If there are privacy concerns associated with one or more of these strategies, the plan may ask a party to forward a communication to the missing person instead of disclosing contact information.
Documentation. As with any good fiduciary practice, the procedures established by plan fiduciaries and actions taken should be documented by:
- written plan procedures to ensure clarity and consistency;
- a written record of key decisions and actions taken; and
- clear expectations for services performed by third-party administrators in service agreements, and regular review of their performance.
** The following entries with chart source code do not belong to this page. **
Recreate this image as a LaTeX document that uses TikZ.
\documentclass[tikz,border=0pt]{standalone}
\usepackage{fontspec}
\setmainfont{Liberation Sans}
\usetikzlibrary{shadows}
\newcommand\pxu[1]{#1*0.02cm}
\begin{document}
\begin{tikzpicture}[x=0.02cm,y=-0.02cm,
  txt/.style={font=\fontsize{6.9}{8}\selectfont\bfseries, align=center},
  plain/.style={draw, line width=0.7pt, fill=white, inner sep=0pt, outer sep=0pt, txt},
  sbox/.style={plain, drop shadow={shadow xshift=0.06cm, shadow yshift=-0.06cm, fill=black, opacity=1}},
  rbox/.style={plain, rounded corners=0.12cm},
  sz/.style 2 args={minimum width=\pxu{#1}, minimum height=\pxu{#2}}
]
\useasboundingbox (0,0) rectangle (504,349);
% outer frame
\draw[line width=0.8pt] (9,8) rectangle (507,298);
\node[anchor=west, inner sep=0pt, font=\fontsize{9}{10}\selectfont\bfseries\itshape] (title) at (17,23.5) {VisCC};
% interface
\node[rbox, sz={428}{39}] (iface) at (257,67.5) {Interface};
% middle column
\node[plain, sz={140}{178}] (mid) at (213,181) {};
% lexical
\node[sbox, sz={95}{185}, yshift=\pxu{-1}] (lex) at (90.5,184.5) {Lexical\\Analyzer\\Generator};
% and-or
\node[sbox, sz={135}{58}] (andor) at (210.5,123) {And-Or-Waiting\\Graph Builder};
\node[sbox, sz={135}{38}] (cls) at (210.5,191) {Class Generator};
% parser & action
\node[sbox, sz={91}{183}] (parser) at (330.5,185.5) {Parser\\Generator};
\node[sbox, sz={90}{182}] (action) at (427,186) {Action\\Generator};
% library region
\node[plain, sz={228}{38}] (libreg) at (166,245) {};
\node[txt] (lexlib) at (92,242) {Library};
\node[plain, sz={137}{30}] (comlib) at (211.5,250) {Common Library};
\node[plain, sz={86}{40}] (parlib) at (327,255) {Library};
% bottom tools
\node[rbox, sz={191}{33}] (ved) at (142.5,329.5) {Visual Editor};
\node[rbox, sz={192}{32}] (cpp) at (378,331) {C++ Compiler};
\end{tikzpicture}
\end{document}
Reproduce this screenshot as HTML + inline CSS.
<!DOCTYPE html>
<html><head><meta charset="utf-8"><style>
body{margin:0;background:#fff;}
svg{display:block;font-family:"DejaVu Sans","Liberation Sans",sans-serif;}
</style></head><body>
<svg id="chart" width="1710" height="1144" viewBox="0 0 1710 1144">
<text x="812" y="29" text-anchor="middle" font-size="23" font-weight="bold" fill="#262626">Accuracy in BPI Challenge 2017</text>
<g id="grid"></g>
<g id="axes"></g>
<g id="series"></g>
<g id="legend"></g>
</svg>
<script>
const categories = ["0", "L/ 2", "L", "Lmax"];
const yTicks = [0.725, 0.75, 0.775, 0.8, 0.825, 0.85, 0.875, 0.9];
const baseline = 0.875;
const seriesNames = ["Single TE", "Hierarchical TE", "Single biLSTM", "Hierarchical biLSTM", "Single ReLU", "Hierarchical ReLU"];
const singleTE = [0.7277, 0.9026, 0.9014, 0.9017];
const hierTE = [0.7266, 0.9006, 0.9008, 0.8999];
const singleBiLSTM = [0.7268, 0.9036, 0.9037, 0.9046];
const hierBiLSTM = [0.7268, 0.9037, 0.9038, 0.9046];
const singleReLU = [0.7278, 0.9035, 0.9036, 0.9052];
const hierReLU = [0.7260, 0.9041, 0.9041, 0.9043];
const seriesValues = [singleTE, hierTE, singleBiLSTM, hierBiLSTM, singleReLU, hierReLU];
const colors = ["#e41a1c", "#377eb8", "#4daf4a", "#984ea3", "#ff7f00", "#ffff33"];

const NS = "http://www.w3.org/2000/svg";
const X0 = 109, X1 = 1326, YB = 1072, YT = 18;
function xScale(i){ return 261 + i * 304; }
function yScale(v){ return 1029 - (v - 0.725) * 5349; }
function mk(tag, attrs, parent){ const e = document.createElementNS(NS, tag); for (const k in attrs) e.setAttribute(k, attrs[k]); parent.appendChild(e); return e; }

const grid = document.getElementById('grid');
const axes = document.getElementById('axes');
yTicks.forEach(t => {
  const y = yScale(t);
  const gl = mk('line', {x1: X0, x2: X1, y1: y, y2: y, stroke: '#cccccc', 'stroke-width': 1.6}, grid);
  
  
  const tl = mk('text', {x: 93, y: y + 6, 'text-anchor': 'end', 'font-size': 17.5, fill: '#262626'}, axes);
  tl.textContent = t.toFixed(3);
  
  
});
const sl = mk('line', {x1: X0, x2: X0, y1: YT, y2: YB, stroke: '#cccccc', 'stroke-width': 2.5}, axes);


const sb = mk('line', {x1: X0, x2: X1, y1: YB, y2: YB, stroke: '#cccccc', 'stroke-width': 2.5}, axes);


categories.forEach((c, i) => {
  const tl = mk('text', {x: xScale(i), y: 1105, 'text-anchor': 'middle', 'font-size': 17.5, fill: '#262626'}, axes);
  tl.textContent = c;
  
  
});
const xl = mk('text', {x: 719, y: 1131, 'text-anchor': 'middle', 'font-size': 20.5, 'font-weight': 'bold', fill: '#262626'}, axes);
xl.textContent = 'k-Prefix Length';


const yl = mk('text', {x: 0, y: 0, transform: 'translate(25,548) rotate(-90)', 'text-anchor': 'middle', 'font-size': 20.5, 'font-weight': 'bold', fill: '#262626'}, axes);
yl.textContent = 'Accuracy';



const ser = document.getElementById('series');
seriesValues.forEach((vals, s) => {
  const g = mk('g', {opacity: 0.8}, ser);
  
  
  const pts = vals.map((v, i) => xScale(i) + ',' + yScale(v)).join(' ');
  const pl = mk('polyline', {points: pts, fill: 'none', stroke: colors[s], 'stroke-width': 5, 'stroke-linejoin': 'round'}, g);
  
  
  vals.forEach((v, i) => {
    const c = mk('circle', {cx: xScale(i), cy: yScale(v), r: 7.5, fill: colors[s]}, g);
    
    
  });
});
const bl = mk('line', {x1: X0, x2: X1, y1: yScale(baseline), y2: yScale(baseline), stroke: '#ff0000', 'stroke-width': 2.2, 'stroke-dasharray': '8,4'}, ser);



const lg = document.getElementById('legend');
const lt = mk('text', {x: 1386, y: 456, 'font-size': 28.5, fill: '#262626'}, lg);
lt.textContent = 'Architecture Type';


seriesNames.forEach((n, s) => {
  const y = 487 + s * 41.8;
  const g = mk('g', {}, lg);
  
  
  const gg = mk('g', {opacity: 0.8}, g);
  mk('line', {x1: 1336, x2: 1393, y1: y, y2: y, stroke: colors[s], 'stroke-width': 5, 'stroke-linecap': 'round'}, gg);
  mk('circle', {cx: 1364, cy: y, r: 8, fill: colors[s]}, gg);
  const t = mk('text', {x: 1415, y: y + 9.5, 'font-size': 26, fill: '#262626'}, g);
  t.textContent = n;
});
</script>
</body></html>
Although plan fiduciaries may delegate record-keeping, participant communication, and missing participant searches to third-party administrators, plan fiduciaries must ensure that the delegate has established and is following sound procedures. Plan fiduciaries are ultimately responsible for ensuring benefits are paid accurately and timely under the retirement plan.
The DOL recognizes that not all practices outlined in the Best Practices guidance are appropriate for every plan. Plan fiduciaries should adopt practices that (i) are appropriate for their plan participant populations and (ii) will produce the best results in a cost-effective manner. However, best practices should be used as part of the plan's fiduciary compliance strategies, not just as a fix when a problem arises (e.g., a plan is terminating and participants are missing). The use of best practices promotes efficient plan administration. In addition, by establishing good policies and procedures, following the procedures, and documenting the procedures and decisions made, plan fiduciaries ensure they are satisfying their obligations under ERISA to act prudently and for the exclusive benefit of plan participants and beneficiaries.
The content of this article is intended to provide a general guide to the subject matter. Specialist advice should be sought about your specific circumstances.